The last battle on Swedish soil, which took place on 19–20 August 1809. Having conquered Finland from Sweden, the Russians had a small force in the northern parts of what is now Sweden. The Swedes sought to eliminate this through a combined assault from land and sea, but the Russians moved more rapidly, defeating the Swedish force landed at Ratan at Sävar on 19 August. The next day, the Swedish force was attacked when evacuating from Ratan but the artillery fire from Swedish warships shown in the illustration kept the Russians at bay. Peace followed soon after.
As the Swedish army in Finland found itself defeated, it left the country and retreated back to northern Sweden. The Russians soon followed in due course and large parts of the country came under Russian occupation. The operations at Sävar and Ratan, where the coastal fleet would be involved, were only sporadic Swedish attempts to delay the war and try to reconquer occupied parts of Sweden. The ultimate goal was to liberate the town of Umeå, by surrounding general Kamenski who had the town under occupation with his Russian army. Swedish general Wrede was just south of Umeå, and when his landing of 7.500 troops under Wachtmeister north of Umeå, the surrounding of the city would be complete. This daring operation was to be executed in a joint army-navy operation and all this was agreed upon at a war meeting at Härnösand August 5 1809, where such big names like Döbeln and Sandels participated. The king, Karl XIII as Gustav IV King Adolf had been gotten rid of by a formidable military coup, told Wachtmeister, “The expedition must not be lost, if so Sweden is lost.”
Under Admiral Puke a navy of two ships of the line (Kung Adolph Fredric and Försigtigheten), one frigate (Jarramas) as well as 52 smaller vessels of various types set out for the operations behind enemy lines. The smaller ships were towed by the larger frigate and ships of the line, to increase the speed, to allow the Swedish to get to the point of landing as fast as possible.
Admiral Johan af Puke was an able admiral and war hero (although his name may not sound that thrilling in English). As mentioned above, he had been the commander of “Dristigheten”, the first ship that broke the Russian line at Viborg in 1790. He was therefore a renowned leader when he took command of the expedition to northern Sweden in 1809.

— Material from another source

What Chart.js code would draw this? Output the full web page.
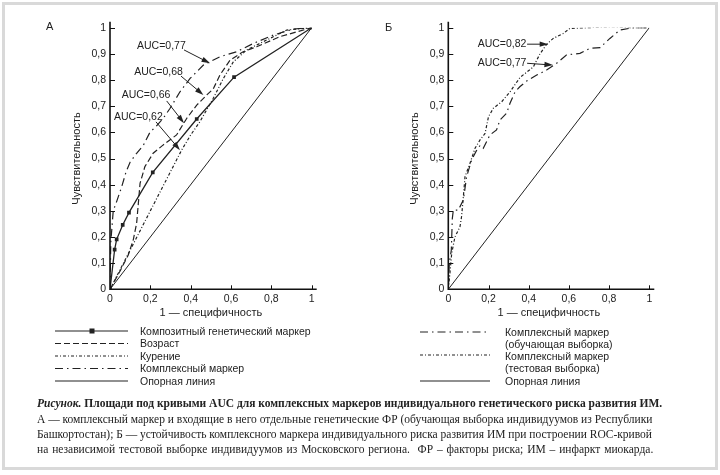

On August 17 1809, the forces arrived at Ratan, outside Umeå, where a thick fog effectively covered the attackers. The landing of the troops went as according to plan and the next day, the land troops started the march upon Sävar. On the night between the 17th and 18th Swedish captain Nordenskiöld led an attack against Umeå itself with his nine gunsloops. He shelled the bridge over the Umeå river but was not able to destroy it as he was met by hard Russian artillery fire. Wachtmeister did not do a thing to assist him, although the explosions were heard to Sävar, and so Nordenskiöld returned out to sea after his failed mission. On the morning of the 19th the troops were attacked by 6.000 Russians in Sävar where they were commanded by Wachtmeister. The land troops here lost one of the bloodiest battles of the war, to the Russian general Kamenski. Wachtmeister showed just exactly how bad a military commander he was.
Wachtmeister retreated back to Ratan with his tails between his legs after having lost at Sävar and at Ratan he was protected by the guns of the navy as well as artillery that was mounted on a nearby island as well as on the beaches. Kamenski followed and in the afternoon on August 20, he attacked without thinking twice. The Russian troops advanced without fear upon the Swedes. The Swedish guns immediately opened fire; death rained down on the Russians from the guns of the Swedish navy as well as from the land artillery, they cut deep, bleeding holes in the Russian lines. Kamenski lost about 3.200 in dead and wounded in this daring but foolish attack. “The village of Ratan was razed to the ground and the treetops were cut all the way to Djäkneboda”, Allan Sandström tells us in his book “Sveriges sista krig”. After these heavy fighting, Kamenski and Wachtmeister met for negotiations. The Russian commander demanded that the Swedes should ship out immediately, which the weak Wachtmeister agreed upon. Wachtmeister promised to ship out, and on August 22, the Swedes left.
If so my position was very critical, I shall do everything in my power to bring my troops therefrom. Although I must agree upon the fact that it was very sad to retreat from a victory like this, which we had won in the last two days, in which I not only did beat the enemy and chased him out to his boats, but also personally placed him upon these boats, so to speak”, Kamenski reported to the Czar. And with these words ended Sweden’s last war.